Can you force a crash if a write occurs to a given memory location with finer than page granularity?

Question

I'm writing a program that for performance reasons uses shared memory (sockets and pipes as alternatives have been evaluated, and they are not fast enough for my task, generally speaking any IPC method that involves copies is too slow). In the shared memory region I am writing many structs of a fixed size. There is one program responsible for writing the structs into shared memory, and many clients that read from it. However, there is one member of each struct that clients need to write to (a reference count, which they will update atomically). All of the other members should be read only to the clients.

Because clients need to change that one member, they can't map the shared memory region as read only. But they shouldn't be tinkering with the other members either, and since these programs are written in C++, memory corruption is possible. Ideally, it should be as difficult as possible for one client to crash another. I'm only worried about buggy clients, not malicious ones, so imperfect solutions are allowed.

I can try to stop clients from overwriting by declaring the members in the header they use as const, but that won't prevent memory corruption (buffer overflows, bad casts, etc.) from overwriting. I can insert canaries, but then I have to constantly pay the cost of checking them.

Instead of storing the reference count member directly, I could store a pointer to the actual data in a separate mapped write only page, while keeping the structs in read only mapped pages. This will work, the OS will force my application to crash if I try to write to the pointed to data, but indirect storage can be undesirable when trying to write lock free algorithms, because needing to follow another level of indirection can change whether something can be done atomically.

Is there any way to mark smaller areas of memory such that writing them will cause your app to blow up? Some platforms have hardware watchpoints, and maybe I could activate one of those with inline assembly, but I'd be limited to only 4 at a time on 32-bit x86 and each one could only cover part of the struct because they're limited to 4 bytes. It'd also make my program painful to debug ;)

Edit: I found this rather eye popping paper, but unfortunately it requires using ECC memory and a modified Linux kernel.

Answer 1

I don't think its possible to make a few bits read only like that at the OS level.

One thing that occurred to me just now is that you could put the reference counts in a different page like you suggested. If the structs are a common size, and are all in sequential memory locations you could use pointer arithmetic to locate a reference count from the structures pointer, rather than having a pointer within the structure. This might be better than having a pointer for your use case.

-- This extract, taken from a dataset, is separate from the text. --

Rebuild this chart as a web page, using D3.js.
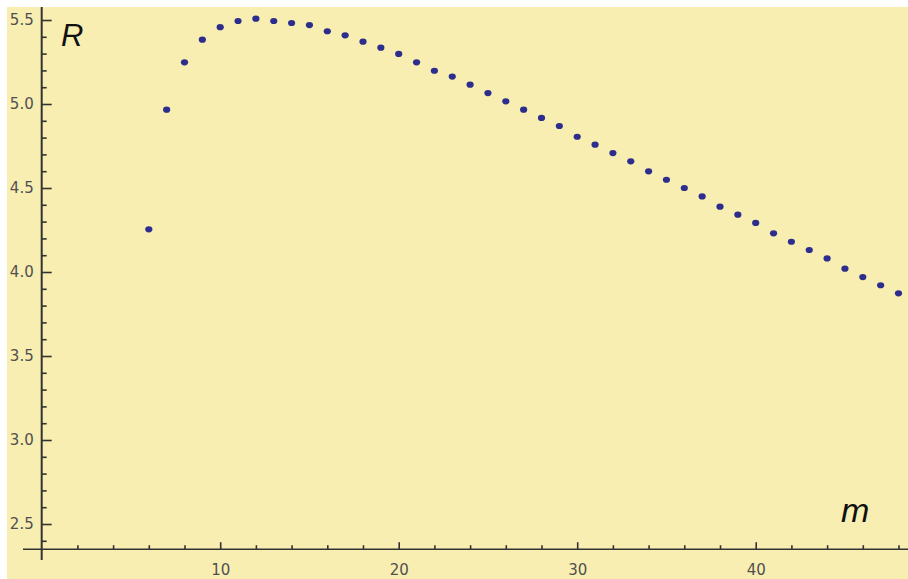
<!DOCTYPE html>
<html>
<head>
<meta charset="utf-8">
<script src="https://cdn.jsdelivr.net/npm/d3@7"></script>
<style>
  html, body { margin: 0; padding: 0; background: #fff; }
  svg { display: block; }
</style>
</head>
<body>
<svg id="chart" width="908" height="579"></svg>
<script>
// values
const mValues = [6, 7, 8, 9, 10, 11, 12, 13, 14, 15, 16, 17, 18, 19, 20, 21, 22, 23, 24, 25, 26, 27,
  28, 29, 30, 31, 32, 33, 34, 35, 36, 37, 38, 39, 40, 41, 42, 43, 44, 45, 46, 47, 48];
const rValues = [4.254, 4.966, 5.248, 5.383, 5.457, 5.494, 5.508, 5.494, 5.482, 5.47, 5.433, 5.409,
  5.371, 5.335, 5.298, 5.248, 5.198, 5.163, 5.115, 5.065, 5.016, 4.966, 4.917, 4.869, 4.805,
  4.758, 4.708, 4.659, 4.599, 4.549, 4.5, 4.45, 4.389, 4.341, 4.292, 4.23, 4.18, 4.131, 4.081,
  4.02, 3.97, 3.921, 3.873];

const xMajor = [10, 20, 30, 40];
const xMinor = [2, 4, 6, 8, 12, 14, 16, 18, 22, 24, 26, 28, 32, 34, 36, 38, 42, 44, 46, 48];
const yMajor = [2.5, 3.0, 3.5, 4.0, 4.5, 5.0, 5.5];
const yMinor = d3.range(24, 56).map(d => d / 10).filter(d => !yMajor.includes(d));

const xLabel = "m";
const yLabel = "R";

const svg = d3.select("#chart");
const W = 908, H = 579;

// pale yellow panel (white strip on the top and left edge)
svg.append("rect")
  .attr("x", 7).attr("y", 7)
  .attr("width", W - 7).attr("height", H - 7)
  .attr("fill", "#f8eeb1");

const x = d3.scaleLinear().domain([0, 48]).range([41.7, 898.5]);
const y = d3.scaleLinear().domain([2.5, 5.5]).range([524, 20]);

const axisY = 2.35; // where the m axis crosses
const y0 = y(axisY);
const x0 = x(0);

const axisColor = "#333";
const labelColor = "#505050";
const tickFont = "DejaVu Sans, sans-serif";

// axis lines
svg.append("line")
  .attr("x1", 23).attr("x2", W)
  .attr("y1", y0).attr("y2", y0)
  .attr("stroke", axisColor).attr("stroke-width", 1.4);
svg.append("line")
  .attr("x1", x0).attr("x2", x0)
  .attr("y1", 7).attr("y2", 560)
  .attr("stroke", axisColor).attr("stroke-width", 2);

// y axis ticks (pointing into the plot), labels on the left
const gy = svg.append("g").attr("transform", `translate(${x0},0)`);
gy.append("g")
  .call(d3.axisLeft(y).tickValues(yMinor).tickSizeInner(-5).tickSizeOuter(0).tickFormat(""));
gy.append("g")
  .call(d3.axisLeft(y).tickValues(yMajor).tickSizeInner(-10).tickSizeOuter(0)
    .tickPadding(8).tickFormat(d3.format(".1f")));
gy.selectAll(".domain").remove();

// x axis ticks (pointing up), labels below
const gx = svg.append("g").attr("transform", `translate(0,${y0})`);
gx.append("g")
  .call(d3.axisBottom(x).tickValues(xMinor).tickSizeInner(-4).tickSizeOuter(0).tickFormat(""));
gx.append("g")
  .call(d3.axisBottom(x).tickValues(xMajor).tickSizeInner(-7).tickSizeOuter(0).tickFormat(d3.format("d")));
gx.selectAll(".domain").remove();
gx.selectAll("text").attr("y", 26).attr("dy", null);

svg.selectAll(".tick line").attr("stroke", axisColor).attr("stroke-width", 1.6);
svg.selectAll(".tick text")
  .attr("fill", labelColor)
  .style("font-family", tickFont)
  .style("font-size", "15px");

// points
svg.append("g")
  .selectAll("ellipse")
  .data(mValues.map((m, i) => ({ m, r: rValues[i] })))
  .join("ellipse")
  .attr("cx", d => x(d.m))
  .attr("cy", d => y(d.r))
  .attr("rx", 3.6)
  .attr("ry", 3.1)
  .attr("fill", "#2d2d8e");

// axis labels
svg.append("text")
  .attr("x", 61).attr("y", 46)
  .attr("font-family", "Liberation Sans, Arial, sans-serif")
  .attr("font-style", "italic")
  .attr("font-size", 31)
  .attr("fill", "#111")
  .text(yLabel);
svg.append("text")
  .attr("x", 841).attr("y", 522)
  .attr("font-family", "Liberation Sans, Arial, sans-serif")
  .attr("font-style", "italic")
  .attr("font-size", 34)
  .attr("fill", "#111")
  .text(xLabel);
</script>
</body>
</html>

long *refCountersBase;//The start address of the ref counters page
MyStruct *structsBase;//The start address of your structures page

//get address to reference counter
long *getRefCounter(MyStruct *myStruct )
{
    size_t n = myStruct - structsBase;
    long *ref = refCountersBase + n;
    return ref;
}

Answer 2

You would need to add a signal handler for SIGSEGV which recovers from the exception, but only for certain addresses. A starting point might be http://www.opengroup.org/onlinepubs/009695399/basedefs/signal.h.html and the corresponding documentation for your OS.

Edit: I believe what you want is to perform the write and return if the write address is actually OK, and tail-call the previous exception handler (the pointer you get when you install your exception handler) if you want to propagate the exception. I'm not experienced in these things though.

Answer 3

I have never heard of enforcing read-only at less than a page granularity, so you might be out of luck in that direction unless you can put each struct on two pages. If you can afford two pages per struct you can put the ref count on one of the pages and make the other read-only.

You could write an API rather than just use headers. Forcing clients to use the API would remove most corruption issues.

Keeping the data with the reference count rather than on a different page will help with locality of data and so improve cache performance.

You need to consider that a reader may have a problem and fail to properly update its ref count. Also that the writer may fail to complete an update. Coping with these things requires extra checks. You can combine such checks with the API. It may be worth experimenting to measure the performance implications of some kind of integrity checking. It may be fast enough to keep a checksum, something as simple as adler32.